Ce beau roman lent qui prend plaisir à étirer les scènes d’introspections et les monologues, est émouvant, attachant par ses personnages qui incarnent la dérive d’une jeunesse canadienne, en particulier la décadence des jeunes Indiens, paumés et abandonnés. C’est aussi un roman de la disparition, celle de Suzanne, celle peut-être imminente de WIll, la disparition du mode de vie Amérindien, des coutumes, des croyances, mais aussi celle de l’amitié entre deux familles.
Le talent de Joseph Boyden réside dans cet affrontement entre deux mondes : celui, ancien et quasi perdu, du vieil oncle Will, celui d’Annie, moderne, actuel, fait de rencontres sur fond d’alcool, de drogues, dans de grandes villes loin des réserves indiennes. Les deux voix, tout en se juxtaposant, racontent deux vies opposées, deux destins en contradiction l’un avec l’autre. Et pourtant existe cet amour filial, quasi inébranlable.
Peu à peu Joseph Boyden laisse découvrir des détails, des pans de vie qui aident à mieux comprendre les tenants et les aboutissants de ce roman ambitieux.

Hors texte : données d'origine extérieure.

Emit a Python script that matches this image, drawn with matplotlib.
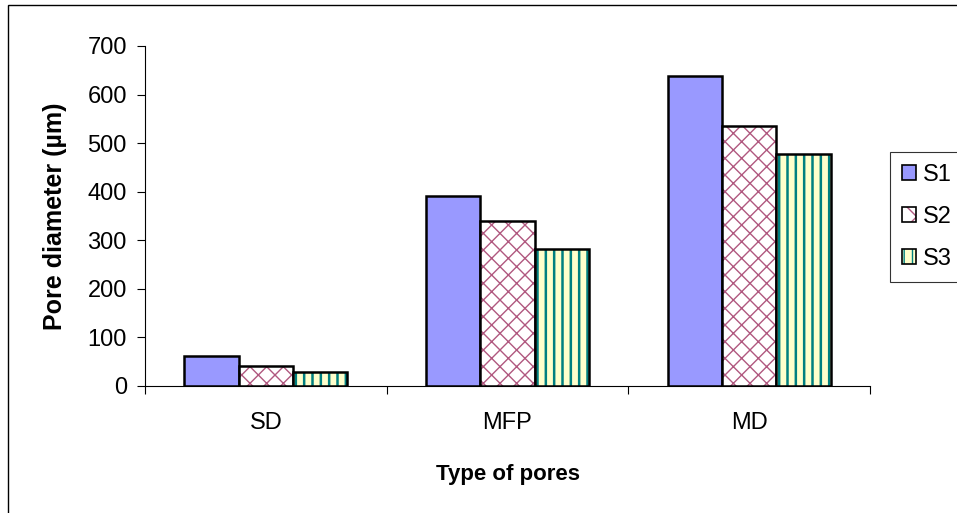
import matplotlib.pyplot as plt
import numpy as np

plt.rcParams['font.family'] = ['Liberation Sans', 'DejaVu Sans']

categories = ['SD', 'MFP', 'MD']
series = ['S1', 'S2', 'S3']
s1 = [62, 391, 638]
s2 = [41, 340, 535]
s3 = [29, 282, 478]
values = [s1, s2, s3]

fills = ['#9999FF', 'white', '#FFFFCC']
hatches = [None, 'xx', '||']
legend_hatches = [None, 'x', '||']
hatch_colors = ['#9999FF', '#B0587F', '#008080']
hatch_widths = [1.0, 1.0, 1.8]

W, H = 957, 513
fig = plt.figure(figsize=(W / 100, H / 100), dpi=100)
ax = fig.add_axes([145 / W, 1 - 386 / H, 725 / W, 340 / H])

x = np.arange(len(categories))
w = 0.225
handles = []
for i, vals in enumerate(values):
    pos = x + (i - 1) * w
    with plt.rc_context({'hatch.linewidth': hatch_widths[i]}):
        if hatches[i]:
            ax.bar(pos, vals, w, color=fills[i], edgecolor=hatch_colors[i],
                   hatch=hatches[i], linewidth=0)
        else:
            ax.bar(pos, vals, w, color=fills[i], linewidth=0)
        inner = plt.Rectangle((0, 0), 1, 1, facecolor=fills[i], edgecolor=hatch_colors[i],
                              hatch=legend_hatches[i], linewidth=0)
    border = plt.Rectangle((0, 0), 1, 1, fill=False, edgecolor='black', linewidth=1.2)
    handles.append((inner, border))
    ax.bar(pos, vals, w, fill=False, edgecolor='black', linewidth=1.8)

ax.set_xlim(-0.5, 2.5)
ax.set_ylim(0, 700)
ax.set_yticks(range(0, 701, 100))
ax.set_xticks([-0.5, 0.5, 1.5, 2.5])
ax.set_xticklabels([])
ax.set_xticks(x, minor=True)
ax.set_xticklabels(categories, minor=True)
ax.tick_params(axis='x', which='minor', length=0, pad=19, labelsize=17)
ax.tick_params(axis='x', which='major', length=6, direction='out')
ax.tick_params(axis='y', length=6, direction='out', labelsize=17, pad=7)
for s in ['top', 'right']:
    ax.spines[s].set_visible(False)
ax.set_ylabel('Pore diameter (\u00b5m)', fontsize=18, fontweight='bold', labelpad=15)
ax.set_xlabel('Type of pores', fontsize=16, fontweight='bold', labelpad=21)

leg = fig.legend(handles, series, loc='upper left',
                 bbox_to_anchor=(890 / W, 1 - 152 / H), fontsize=17,
                 frameon=True, fancybox=False, edgecolor='black',
                 handlelength=0.6, handleheight=0.6, handletextpad=0.3,
                 labelspacing=0.85, borderpad=0.5, borderaxespad=0)
leg.get_frame().set_linewidth(0.8)

fig.patches.append(plt.Rectangle((8 / W, -0.1), 1.2, 1.1 - 5 / H,
                                 transform=fig.transFigure, fill=False,
                                 edgecolor='black', linewidth=1))

fig.savefig('out.png', dpi=100)
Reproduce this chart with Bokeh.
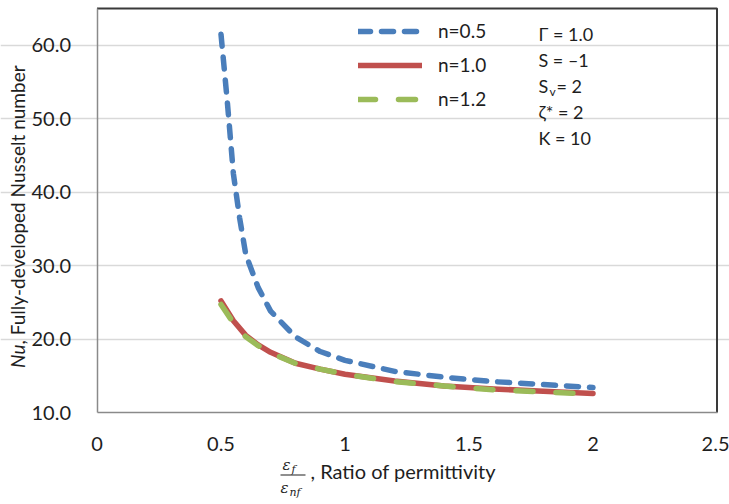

Ambitieux car long (500 pages), narré par deux personnages qui de bout en bout prennent sans cesse le relais narratif de l’autre, infatigablement. Il est saisissant de comparer les deux récits. Deux salles deux ambiances. Mais l’un comme l’autre, Annie et Will ont souffert, parfois pour les mêmes raisons, dont le racisme. La lutte à mort contre les Netmaker est sous-jacente, sans jamais pourtant prendre le dessus. Les sentiments sont exposés avec une grande pudeur, contrairement aux massacres d’animaux qui peuvent donner la nausée.
C’est ici le deuxième roman de Joseph Boyden – traduit en 2009 par Michel Lederer, - encore lui ! - après le déjà très réussi « Le chemin des âmes ». Boyden est un auteur discret et rare, seulement trois romans et un recueil de nouvelles à son actif. Canadien, il fut punk dans sa jeunesse, et a sans doute connu les épisodes brumeux des fêtes pathétiques qu’il raconte avec sobriété. Un roman pareil ne pouvait paraître que dans la collection Terres d’Amérique de chez Albin Michel. Il est à déguster lentement, truffé de petits détails à première vue insignifiants qui sont pourtant tout le ciment du scénario. Il est difficilement résumable tant les protagonistes de premier ordre sont nombreux et magnifiquement dépeints, on se prend de tendresse pour les uns, de rage contre les autres, mais l’équilibre est toujours parfait. Quant aux scènes avec des ours, elles sont d’une grande beauté, d’ailleurs la nature, quoique loin d’être prépondérante, est bien présente tout au long du parcours des deux narrateurs. En somme, un beau voyage à peu de frais (et sans drogue).